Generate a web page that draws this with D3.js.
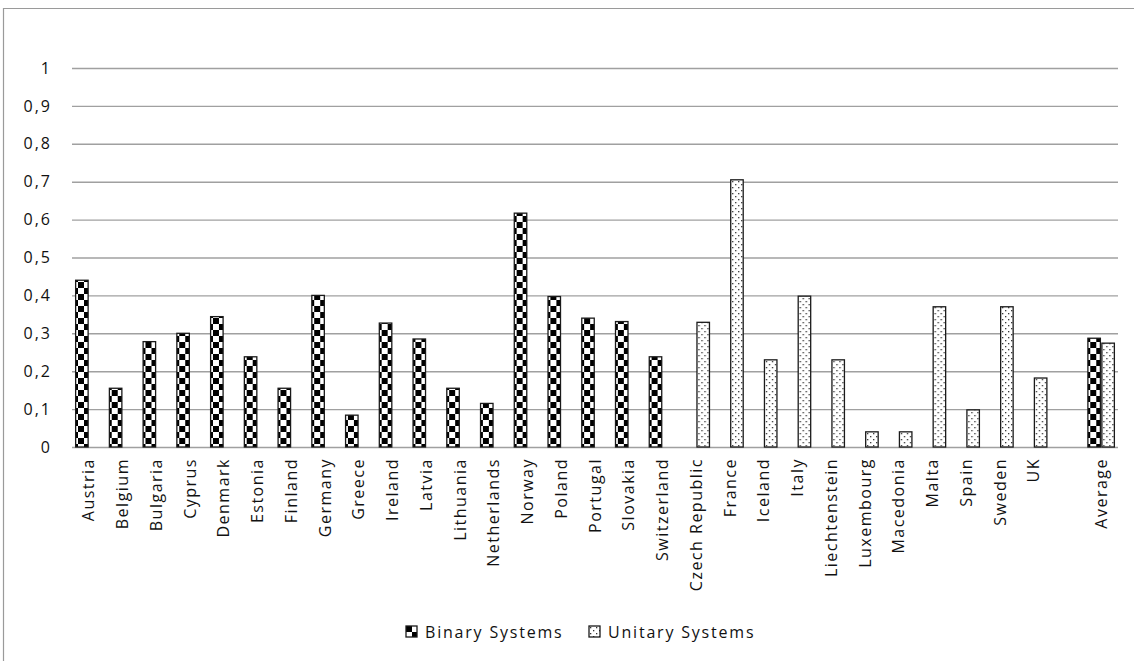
<!DOCTYPE html>
<html>
<head>
<meta charset="utf-8">
<script src="https://cdn.jsdelivr.net/npm/d3@7/dist/d3.min.js"></script>
<style>
  html, body { margin: 0; padding: 0; background: #fff; }
  svg { display: block; }
  text { font-family: "Open Sans", "Noto Sans", sans-serif; fill: #111; }
</style>
</head>
<body>
<svg id="chart" width="1134" height="661"></svg>
<script>
// Countries, grouped by higher-education system type; "" is a spacer slot.
const categories = [
  "Austria", "Belgium", "Bulgaria", "Cyprus", "Denmark", "Estonia", "Finland",
  "Germany", "Greece", "Ireland", "Latvia", "Lithuania", "Netherlands", "Norway",
  "Poland", "Portugal", "Slovakia", "Switzerland",
  "Czech Republic", "France", "Iceland", "Italy", "Liechtenstein", "Luxembourg",
  "Macedonia", "Malta", "Spain", "Sweden", "UK",
  "", "Average"
];

// Binary systems (null where the country has a unitary system)
const binaryValues = [
  0.44, 0.155, 0.278, 0.30, 0.344, 0.238, 0.155,
  0.40, 0.084, 0.327, 0.285, 0.155, 0.115, 0.617,
  0.397, 0.34, 0.331, 0.238,
  null, null, null, null, null, null,
  null, null, null, null, null,
  null, 0.287
];

// Unitary systems (null where the country has a binary system)
const unitaryValues = [
  null, null, null, null, null, null, null,
  null, null, null, null, null, null, null,
  null, null, null, null,
  0.329, 0.705, 0.23, 0.398, 0.23, 0.04,
  0.04, 0.37, 0.098, 0.37, 0.182,
  null, 0.274
];

const seriesNames = ["Binary Systems", "Unitary Systems"];
const yTicks = [0, 0.1, 0.2, 0.3, 0.4, 0.5, 0.6, 0.7, 0.8, 0.9, 1];

const svg = d3.select("#chart");
const W = 1134, H = 661;

// Outer chart frame (top and left edges visible)
svg.append("path")
  .attr("d", `M3.5,${H} V8.5 H${W}`)
  .attr("fill", "none")
  .attr("stroke", "#9a9a9a")
  .attr("stroke-width", 1.2);

// Fill patterns
const defs = svg.append("defs");
const sq = 6;
const checker = defs.append("pattern")
  .attr("id", "checker")
  .attr("patternUnits", "userSpaceOnUse")
  .attr("width", sq * 2).attr("height", sq * 2);
checker.append("rect").attr("width", sq * 2).attr("height", sq * 2).attr("fill", "#fff");
checker.append("rect").attr("x", 0).attr("y", 0).attr("width", sq).attr("height", sq).attr("fill", "#000");
checker.append("rect").attr("x", sq).attr("y", sq).attr("width", sq).attr("height", sq).attr("fill", "#000");

const dots = defs.append("pattern")
  .attr("id", "dots")
  .attr("patternUnits", "userSpaceOnUse")
  .attr("width", 6).attr("height", 6);
dots.append("rect").attr("width", 6).attr("height", 6).attr("fill", "#fff");
dots.append("rect").attr("x", 1).attr("y", 1).attr("width", 1.3).attr("height", 1.3).attr("fill", "#333");
dots.append("rect").attr("x", 4).attr("y", 4).attr("width", 1.3).attr("height", 1.3).attr("fill", "#333");

const fills = ["url(#checker)", "url(#dots)"];

// Scales
const x0 = d3.scaleBand().domain(d3.range(categories.length)).range([72, 1118]).padding(0);
const x1 = d3.scaleBand().domain([0, 1]).range([0, x0.bandwidth()])
  .paddingInner(0.107).paddingOuter(0.26);
const y = d3.scaleLinear().domain([0, 1]).range([447, 68]);

const fmt = v => d3.format("~g")(v).replace(".", ",");

// Gridlines
const yAxis = d3.axisLeft(y).tickValues(yTicks).tickSize(-(1118 - 72)).tickFormat(fmt).tickPadding(20);
const gy = svg.append("g").attr("transform", "translate(72,0)").call(yAxis);
gy.select(".domain").remove();
gy.selectAll(".tick line").attr("stroke", "#a0a0a0").attr("stroke-width", 1.4);
gy.selectAll(".tick text")
  .attr("x", -20)
  .style("font-size", "16px")
  .style("letter-spacing", "2px")
  .attr("fill", "#111");

// Bars
const rows = categories.map((c, i) => ({ i, vals: [binaryValues[i], unitaryValues[i]] }));
const groups = svg.append("g").selectAll("g").data(rows).join("g")
  .attr("transform", d => `translate(${x0(d.i)},0)`);
groups.selectAll("rect")
  .data(d => d.vals.map((v, s) => ({ s, v })).filter(e => e.v != null))
  .join("rect")
  .attr("x", e => x1(e.s))
  .attr("y", e => y(e.v))
  .attr("width", x1.bandwidth())
  .attr("height", e => y(0) - y(e.v))
  .attr("fill", e => fills[e.s])
  .attr("stroke", "#1a1a1a")
  .attr("stroke-width", 1.3);

// Category labels
const xAxis = d3.axisBottom(x0).tickFormat(i => categories[i]).tickSize(0);
const gx = svg.append("g").attr("transform", "translate(0,447)").call(xAxis);
gx.select(".domain").remove();
gx.selectAll(".tick text")
  .attr("transform", "rotate(-90)")
  .attr("text-anchor", "end")
  .attr("x", -11)
  .attr("y", 0)
  .attr("dy", "0.35em")
  .style("font-size", "16px")
  .style("letter-spacing", "1.5px")
  .attr("fill", "#111");

// Legend
const legend = svg.append("g");
const legendItems = [
  { name: seriesNames[0], fill: fills[0], x: 406 },
  { name: seriesNames[1], fill: fills[1], x: 589 }
];
const li = legend.selectAll("g").data(legendItems).join("g")
  .attr("transform", d => `translate(${d.x},626)`);
li.append("rect")
  .attr("width", 11).attr("height", 11)
  .attr("fill", d => d.fill)
  .attr("stroke", "#1a1a1a").attr("stroke-width", 1.3);
li.append("text")
  .attr("x", 19).attr("y", 6).attr("dy", "0.35em")
  .style("font-size", "16px")
  .style("letter-spacing", "1.8px")
  .text(d => d.name);
</script>
</body>
</html>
* * * * * * * * *
Written task >>
Quote in full the listing given above; the images are to be left out.

Result below >>
Generate a web page that draws this with D3.js.
<!DOCTYPE html>
<html>
<head>
<meta charset="utf-8">
<script src="https://cdn.jsdelivr.net/npm/d3@7/dist/d3.min.js"></script>
<style>
  html, body { margin: 0; padding: 0; background: #fff; }
  svg { display: block; }
  text { font-family: "Open Sans", "Noto Sans", sans-serif; fill: #111; }
</style>
</head>
<body>
<svg id="chart" width="1134" height="661"></svg>
<script>
// Countries, grouped by higher-education system type; "" is a spacer slot.
const categories = [
  "Austria", "Belgium", "Bulgaria", "Cyprus", "Denmark", "Estonia", "Finland",
  "Germany", "Greece", "Ireland", "Latvia", "Lithuania", "Netherlands", "Norway",
  "Poland", "Portugal", "Slovakia", "Switzerland",
  "Czech Republic", "France", "Iceland", "Italy", "Liechtenstein", "Luxembourg",
  "Macedonia", "Malta", "Spain", "Sweden", "UK",
  "", "Average"
];

// Binary systems (null where the country has a unitary system)
const binaryValues = [
  0.44, 0.155, 0.278, 0.30, 0.344, 0.238, 0.155,
  0.40, 0.084, 0.327, 0.285, 0.155, 0.115, 0.617,
  0.397, 0.34, 0.331, 0.238,
  null, null, null, null, null, null,
  null, null, null, null, null,
  null, 0.287
];

// Unitary systems (null where the country has a binary system)
const unitaryValues = [
  null, null, null, null, null, null, null,
  null, null, null, null, null, null, null,
  null, null, null, null,
  0.329, 0.705, 0.23, 0.398, 0.23, 0.04,
  0.04, 0.37, 0.098, 0.37, 0.182,
  null, 0.274
];

const seriesNames = ["Binary Systems", "Unitary Systems"];
const yTicks = [0, 0.1, 0.2, 0.3, 0.4, 0.5, 0.6, 0.7, 0.8, 0.9, 1];

const svg = d3.select("#chart");
const W = 1134, H = 661;

// Outer chart frame (top and left edges visible)
svg.append("path")
  .attr("d", `M3.5,${H} V8.5 H${W}`)
  .attr("fill", "none")
  .attr("stroke", "#9a9a9a")
  .attr("stroke-width", 1.2);

// Fill patterns
const defs = svg.append("defs");
const sq = 6;
const checker = defs.append("pattern")
  .attr("id", "checker")
  .attr("patternUnits", "userSpaceOnUse")
  .attr("width", sq * 2).attr("height", sq * 2);
checker.append("rect").attr("width", sq * 2).attr("height", sq * 2).attr("fill", "#fff");
checker.append("rect").attr("x", 0).attr("y", 0).attr("width", sq).attr("height", sq).attr("fill", "#000");
checker.append("rect").attr("x", sq).attr("y", sq).attr("width", sq).attr("height", sq).attr("fill", "#000");

const dots = defs.append("pattern")
  .attr("id", "dots")
  .attr("patternUnits", "userSpaceOnUse")
  .attr("width", 6).attr("height", 6);
dots.append("rect").attr("width", 6).attr("height", 6).attr("fill", "#fff");
dots.append("rect").attr("x", 1).attr("y", 1).attr("width", 1.3).attr("height", 1.3).attr("fill", "#333");
dots.append("rect").attr("x", 4).attr("y", 4).attr("width", 1.3).attr("height", 1.3).attr("fill", "#333");

const fills = ["url(#checker)", "url(#dots)"];

// Scales
const x0 = d3.scaleBand().domain(d3.range(categories.length)).range([72, 1118]).padding(0);
const x1 = d3.scaleBand().domain([0, 1]).range([0, x0.bandwidth()])
  .paddingInner(0.107).paddingOuter(0.26);
const y = d3.scaleLinear().domain([0, 1]).range([447, 68]);

const fmt = v => d3.format("~g")(v).replace(".", ",");

// Gridlines
const yAxis = d3.axisLeft(y).tickValues(yTicks).tickSize(-(1118 - 72)).tickFormat(fmt).tickPadding(20);
const gy = svg.append("g").attr("transform", "translate(72,0)").call(yAxis);
gy.select(".domain").remove();
gy.selectAll(".tick line").attr("stroke", "#a0a0a0").attr("stroke-width", 1.4);
gy.selectAll(".tick text")
  .attr("x", -20)
  .style("font-size", "16px")
  .style("letter-spacing", "2px")
  .attr("fill", "#111");

// Bars
const rows = categories.map((c, i) => ({ i, vals: [binaryValues[i], unitaryValues[i]] }));
const groups = svg.append("g").selectAll("g").data(rows).join("g")
  .attr("transform", d => `translate(${x0(d.i)},0)`);
groups.selectAll("rect")
  .data(d => d.vals.map((v, s) => ({ s, v })).filter(e => e.v != null))
  .join("rect")
  .attr("x", e => x1(e.s))
  .attr("y", e => y(e.v))
  .attr("width", x1.bandwidth())
  .attr("height", e => y(0) - y(e.v))
  .attr("fill", e => fills[e.s])
  .attr("stroke", "#1a1a1a")
  .attr("stroke-width", 1.3);

// Category labels
const xAxis = d3.axisBottom(x0).tickFormat(i => categories[i]).tickSize(0);
const gx = svg.append("g").attr("transform", "translate(0,447)").call(xAxis);
gx.select(".domain").remove();
gx.selectAll(".tick text")
  .attr("transform", "rotate(-90)")
  .attr("text-anchor", "end")
  .attr("x", -11)
  .attr("y", 0)
  .attr("dy", "0.35em")
  .style("font-size", "16px")
  .style("letter-spacing", "1.5px")
  .attr("fill", "#111");

// Legend
const legend = svg.append("g");
const legendItems = [
  { name: seriesNames[0], fill: fills[0], x: 406 },
  { name: seriesNames[1], fill: fills[1], x: 589 }
];
const li = legend.selectAll("g").data(legendItems).join("g")
  .attr("transform", d => `translate(${d.x},626)`);
li.append("rect")
  .attr("width", 11).attr("height", 11)
  .attr("fill", d => d.fill)
  .attr("stroke", "#1a1a1a").attr("stroke-width", 1.3);
li.append("text")
  .attr("x", 19).attr("y", 6).attr("dy", "0.35em")
  .style("font-size", "16px")
  .style("letter-spacing", "1.8px")
  .text(d => d.name);
</script>
</body>
</html>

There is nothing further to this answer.